• **DATA ROWS**
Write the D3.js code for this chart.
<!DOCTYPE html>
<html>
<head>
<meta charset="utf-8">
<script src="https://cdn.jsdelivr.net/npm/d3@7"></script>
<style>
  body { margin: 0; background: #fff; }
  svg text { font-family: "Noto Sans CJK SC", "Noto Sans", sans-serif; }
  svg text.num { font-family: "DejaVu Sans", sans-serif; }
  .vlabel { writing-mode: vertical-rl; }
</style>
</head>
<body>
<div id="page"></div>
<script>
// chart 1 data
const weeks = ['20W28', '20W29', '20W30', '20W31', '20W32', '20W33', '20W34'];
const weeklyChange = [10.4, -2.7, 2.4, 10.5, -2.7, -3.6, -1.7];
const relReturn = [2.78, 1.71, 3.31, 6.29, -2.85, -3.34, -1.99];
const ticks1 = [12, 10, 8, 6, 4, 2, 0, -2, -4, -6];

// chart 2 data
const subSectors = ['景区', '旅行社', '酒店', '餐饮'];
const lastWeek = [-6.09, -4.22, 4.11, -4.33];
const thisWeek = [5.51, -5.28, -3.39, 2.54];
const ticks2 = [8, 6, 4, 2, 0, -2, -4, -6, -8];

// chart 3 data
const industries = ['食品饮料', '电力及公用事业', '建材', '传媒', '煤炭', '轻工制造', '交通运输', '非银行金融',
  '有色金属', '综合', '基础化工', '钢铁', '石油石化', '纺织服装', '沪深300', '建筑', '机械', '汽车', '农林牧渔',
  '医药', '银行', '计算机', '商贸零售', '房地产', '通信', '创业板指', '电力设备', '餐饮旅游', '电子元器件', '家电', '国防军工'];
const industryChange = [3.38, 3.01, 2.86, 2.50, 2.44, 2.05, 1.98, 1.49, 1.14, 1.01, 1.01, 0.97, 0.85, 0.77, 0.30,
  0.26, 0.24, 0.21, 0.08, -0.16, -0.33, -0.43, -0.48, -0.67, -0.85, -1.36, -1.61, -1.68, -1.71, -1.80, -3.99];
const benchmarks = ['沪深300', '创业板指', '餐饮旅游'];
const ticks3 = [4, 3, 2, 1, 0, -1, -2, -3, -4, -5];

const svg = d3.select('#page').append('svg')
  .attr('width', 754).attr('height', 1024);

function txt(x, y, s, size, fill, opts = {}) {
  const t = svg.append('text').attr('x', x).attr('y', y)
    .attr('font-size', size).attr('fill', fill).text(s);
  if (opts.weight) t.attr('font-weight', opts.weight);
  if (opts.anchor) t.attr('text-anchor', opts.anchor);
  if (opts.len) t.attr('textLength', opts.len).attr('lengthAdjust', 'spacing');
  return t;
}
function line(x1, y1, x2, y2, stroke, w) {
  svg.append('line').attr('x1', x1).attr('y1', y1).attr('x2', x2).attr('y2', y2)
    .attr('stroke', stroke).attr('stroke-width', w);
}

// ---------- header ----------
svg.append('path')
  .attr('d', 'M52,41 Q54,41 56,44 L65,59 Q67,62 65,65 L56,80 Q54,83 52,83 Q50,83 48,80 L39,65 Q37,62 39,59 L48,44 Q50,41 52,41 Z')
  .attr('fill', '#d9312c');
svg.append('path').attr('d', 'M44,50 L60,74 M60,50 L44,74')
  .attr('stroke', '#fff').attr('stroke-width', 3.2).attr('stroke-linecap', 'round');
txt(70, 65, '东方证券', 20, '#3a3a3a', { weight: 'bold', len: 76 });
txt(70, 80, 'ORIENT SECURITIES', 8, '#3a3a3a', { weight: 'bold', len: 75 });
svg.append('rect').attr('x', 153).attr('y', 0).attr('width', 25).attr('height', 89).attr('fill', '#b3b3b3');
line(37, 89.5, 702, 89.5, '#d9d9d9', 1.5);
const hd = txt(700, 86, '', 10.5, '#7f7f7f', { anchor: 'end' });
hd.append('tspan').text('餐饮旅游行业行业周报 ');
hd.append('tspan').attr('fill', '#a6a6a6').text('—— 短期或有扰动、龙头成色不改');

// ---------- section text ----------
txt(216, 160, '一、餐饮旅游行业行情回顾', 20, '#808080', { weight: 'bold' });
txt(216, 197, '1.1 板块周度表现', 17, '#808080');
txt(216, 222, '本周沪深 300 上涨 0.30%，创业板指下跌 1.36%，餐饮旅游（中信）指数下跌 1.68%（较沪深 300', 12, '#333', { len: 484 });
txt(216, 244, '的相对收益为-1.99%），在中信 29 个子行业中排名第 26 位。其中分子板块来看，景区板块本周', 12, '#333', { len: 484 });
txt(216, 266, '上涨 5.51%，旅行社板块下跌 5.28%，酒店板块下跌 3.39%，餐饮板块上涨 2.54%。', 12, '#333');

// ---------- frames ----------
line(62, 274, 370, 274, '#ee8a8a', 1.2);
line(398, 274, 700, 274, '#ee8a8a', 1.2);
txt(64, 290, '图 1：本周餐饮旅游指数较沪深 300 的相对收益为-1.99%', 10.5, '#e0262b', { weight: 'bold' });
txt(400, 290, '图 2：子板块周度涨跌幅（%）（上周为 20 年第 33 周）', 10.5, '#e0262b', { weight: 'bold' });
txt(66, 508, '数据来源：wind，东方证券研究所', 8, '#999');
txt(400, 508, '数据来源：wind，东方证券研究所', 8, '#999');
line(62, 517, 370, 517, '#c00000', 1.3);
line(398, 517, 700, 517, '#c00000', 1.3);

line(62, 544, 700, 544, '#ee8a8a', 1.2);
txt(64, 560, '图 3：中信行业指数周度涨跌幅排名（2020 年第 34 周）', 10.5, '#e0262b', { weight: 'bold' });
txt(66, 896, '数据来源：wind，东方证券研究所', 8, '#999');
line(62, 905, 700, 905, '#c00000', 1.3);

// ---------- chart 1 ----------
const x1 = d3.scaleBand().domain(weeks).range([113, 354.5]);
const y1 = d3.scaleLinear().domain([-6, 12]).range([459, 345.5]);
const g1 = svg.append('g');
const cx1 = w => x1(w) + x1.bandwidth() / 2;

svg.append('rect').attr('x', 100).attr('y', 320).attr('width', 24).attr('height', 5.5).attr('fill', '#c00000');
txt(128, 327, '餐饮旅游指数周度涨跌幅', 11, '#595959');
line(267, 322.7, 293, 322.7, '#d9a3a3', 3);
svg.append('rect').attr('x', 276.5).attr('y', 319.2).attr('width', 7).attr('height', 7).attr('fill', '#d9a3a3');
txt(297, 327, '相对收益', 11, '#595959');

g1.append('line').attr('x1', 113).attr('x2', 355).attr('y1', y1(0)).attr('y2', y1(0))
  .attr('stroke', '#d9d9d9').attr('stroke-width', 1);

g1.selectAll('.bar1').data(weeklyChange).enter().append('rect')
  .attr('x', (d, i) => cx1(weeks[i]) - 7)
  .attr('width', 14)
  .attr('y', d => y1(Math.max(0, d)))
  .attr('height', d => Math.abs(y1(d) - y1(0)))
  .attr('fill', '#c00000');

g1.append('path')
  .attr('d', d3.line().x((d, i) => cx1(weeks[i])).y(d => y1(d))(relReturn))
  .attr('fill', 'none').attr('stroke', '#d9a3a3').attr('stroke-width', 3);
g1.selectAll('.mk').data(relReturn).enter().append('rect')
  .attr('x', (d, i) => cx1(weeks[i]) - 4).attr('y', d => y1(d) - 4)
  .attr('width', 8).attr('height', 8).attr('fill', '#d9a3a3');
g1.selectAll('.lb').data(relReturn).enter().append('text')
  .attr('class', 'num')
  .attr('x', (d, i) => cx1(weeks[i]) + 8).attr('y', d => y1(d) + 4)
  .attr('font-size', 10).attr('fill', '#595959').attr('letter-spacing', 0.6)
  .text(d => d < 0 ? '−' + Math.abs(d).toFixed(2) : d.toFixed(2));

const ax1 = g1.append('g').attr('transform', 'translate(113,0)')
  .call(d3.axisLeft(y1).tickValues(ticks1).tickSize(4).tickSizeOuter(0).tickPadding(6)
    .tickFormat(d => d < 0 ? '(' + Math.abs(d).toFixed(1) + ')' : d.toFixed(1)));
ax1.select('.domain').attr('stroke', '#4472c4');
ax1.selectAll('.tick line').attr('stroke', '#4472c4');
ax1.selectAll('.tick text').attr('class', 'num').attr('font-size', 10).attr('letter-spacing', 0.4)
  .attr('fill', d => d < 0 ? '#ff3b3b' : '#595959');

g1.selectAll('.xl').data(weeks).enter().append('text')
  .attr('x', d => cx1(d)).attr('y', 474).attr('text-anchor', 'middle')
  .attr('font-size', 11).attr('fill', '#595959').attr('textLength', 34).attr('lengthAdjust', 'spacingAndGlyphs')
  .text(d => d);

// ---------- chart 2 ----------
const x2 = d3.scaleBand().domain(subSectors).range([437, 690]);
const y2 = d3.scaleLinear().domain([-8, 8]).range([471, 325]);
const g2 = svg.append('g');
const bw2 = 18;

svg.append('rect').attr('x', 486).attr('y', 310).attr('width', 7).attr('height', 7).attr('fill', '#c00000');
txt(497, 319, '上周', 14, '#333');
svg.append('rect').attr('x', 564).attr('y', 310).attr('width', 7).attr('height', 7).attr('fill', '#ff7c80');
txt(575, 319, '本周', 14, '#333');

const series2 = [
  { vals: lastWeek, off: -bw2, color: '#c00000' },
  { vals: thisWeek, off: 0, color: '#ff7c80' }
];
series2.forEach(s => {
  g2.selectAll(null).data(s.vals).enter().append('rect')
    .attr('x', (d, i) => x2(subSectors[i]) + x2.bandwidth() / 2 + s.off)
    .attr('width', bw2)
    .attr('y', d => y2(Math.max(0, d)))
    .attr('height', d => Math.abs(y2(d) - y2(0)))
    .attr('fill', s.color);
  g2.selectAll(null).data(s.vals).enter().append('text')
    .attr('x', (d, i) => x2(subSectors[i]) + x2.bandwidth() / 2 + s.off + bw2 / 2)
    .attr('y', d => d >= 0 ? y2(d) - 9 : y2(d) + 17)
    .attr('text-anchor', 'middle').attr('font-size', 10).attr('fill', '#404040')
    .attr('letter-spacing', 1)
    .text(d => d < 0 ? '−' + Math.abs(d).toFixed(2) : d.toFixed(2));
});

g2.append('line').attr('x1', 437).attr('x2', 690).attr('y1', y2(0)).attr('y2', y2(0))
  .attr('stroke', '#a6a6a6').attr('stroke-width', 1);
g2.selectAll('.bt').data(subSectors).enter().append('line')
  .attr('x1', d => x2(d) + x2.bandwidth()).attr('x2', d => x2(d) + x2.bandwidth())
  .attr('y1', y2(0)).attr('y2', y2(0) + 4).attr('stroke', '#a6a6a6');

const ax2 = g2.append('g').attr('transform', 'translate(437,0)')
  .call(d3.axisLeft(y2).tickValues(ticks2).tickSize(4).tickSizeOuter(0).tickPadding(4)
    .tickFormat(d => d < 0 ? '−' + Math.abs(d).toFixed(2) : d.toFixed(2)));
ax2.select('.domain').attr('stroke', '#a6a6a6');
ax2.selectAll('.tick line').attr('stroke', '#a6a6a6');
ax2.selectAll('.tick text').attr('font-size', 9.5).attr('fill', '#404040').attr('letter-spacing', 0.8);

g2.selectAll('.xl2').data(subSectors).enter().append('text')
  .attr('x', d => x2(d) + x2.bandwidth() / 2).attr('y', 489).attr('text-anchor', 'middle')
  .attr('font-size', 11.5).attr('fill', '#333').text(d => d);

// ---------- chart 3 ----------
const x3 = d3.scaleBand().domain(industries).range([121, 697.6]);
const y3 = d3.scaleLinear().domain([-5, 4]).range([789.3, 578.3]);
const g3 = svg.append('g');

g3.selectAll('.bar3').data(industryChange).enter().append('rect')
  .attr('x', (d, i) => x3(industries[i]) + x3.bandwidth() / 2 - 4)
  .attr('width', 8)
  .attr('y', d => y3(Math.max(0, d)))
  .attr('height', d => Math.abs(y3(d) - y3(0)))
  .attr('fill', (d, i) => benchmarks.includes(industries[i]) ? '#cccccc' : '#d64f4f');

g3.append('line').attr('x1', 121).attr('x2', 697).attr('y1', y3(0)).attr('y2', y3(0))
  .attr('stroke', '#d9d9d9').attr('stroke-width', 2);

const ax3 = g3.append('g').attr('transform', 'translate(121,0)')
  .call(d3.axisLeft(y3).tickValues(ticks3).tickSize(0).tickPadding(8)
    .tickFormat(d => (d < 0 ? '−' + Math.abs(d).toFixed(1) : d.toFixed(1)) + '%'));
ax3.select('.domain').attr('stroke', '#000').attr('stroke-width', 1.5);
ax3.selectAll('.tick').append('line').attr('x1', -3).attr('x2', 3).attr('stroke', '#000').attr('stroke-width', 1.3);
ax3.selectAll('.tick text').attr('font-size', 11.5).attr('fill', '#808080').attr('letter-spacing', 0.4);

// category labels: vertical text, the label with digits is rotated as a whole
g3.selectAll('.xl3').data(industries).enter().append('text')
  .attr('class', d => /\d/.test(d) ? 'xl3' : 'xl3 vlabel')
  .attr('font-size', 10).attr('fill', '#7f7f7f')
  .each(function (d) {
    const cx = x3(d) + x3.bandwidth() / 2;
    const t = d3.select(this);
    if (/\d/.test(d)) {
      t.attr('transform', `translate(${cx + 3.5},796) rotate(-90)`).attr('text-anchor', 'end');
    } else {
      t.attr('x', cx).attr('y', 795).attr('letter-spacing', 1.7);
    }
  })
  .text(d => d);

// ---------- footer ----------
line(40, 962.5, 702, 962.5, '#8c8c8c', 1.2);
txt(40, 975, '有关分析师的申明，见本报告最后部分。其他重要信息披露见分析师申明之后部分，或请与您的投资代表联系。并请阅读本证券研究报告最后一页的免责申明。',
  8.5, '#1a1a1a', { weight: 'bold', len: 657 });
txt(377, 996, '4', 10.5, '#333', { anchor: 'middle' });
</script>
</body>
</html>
* * *
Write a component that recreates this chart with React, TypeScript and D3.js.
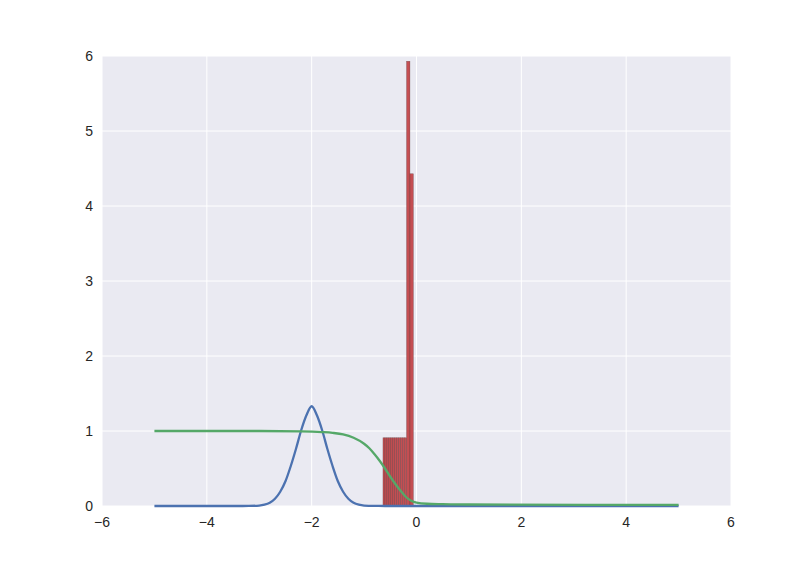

• **DO THIS**
Within the listing above, the range opens at the line with "Write the D3.js code for this chart." and closes at the line with "2, 0, -2, -4, -6];". Reproduce exactly the lines of that range, including both ends.

• **EXERCISE OUTPUT**
Write the D3.js code for this chart.
<!DOCTYPE html>
<html>
<head>
<meta charset="utf-8">
<script src="https://cdn.jsdelivr.net/npm/d3@7"></script>
<style>
  body { margin: 0; background: #fff; }
  svg text { font-family: "Noto Sans CJK SC", "Noto Sans", sans-serif; }
  svg text.num { font-family: "DejaVu Sans", sans-serif; }
  .vlabel { writing-mode: vertical-rl; }
</style>
</head>
<body>
<div id="page"></div>
<script>
// chart 1 data
const weeks = ['20W28', '20W29', '20W30', '20W31', '20W32', '20W33', '20W34'];
const weeklyChange = [10.4, -2.7, 2.4, 10.5, -2.7, -3.6, -1.7];
const relReturn = [2.78, 1.71, 3.31, 6.29, -2.85, -3.34, -1.99];
const ticks1 = [12, 10, 8, 6, 4, 2, 0, -2, -4, -6];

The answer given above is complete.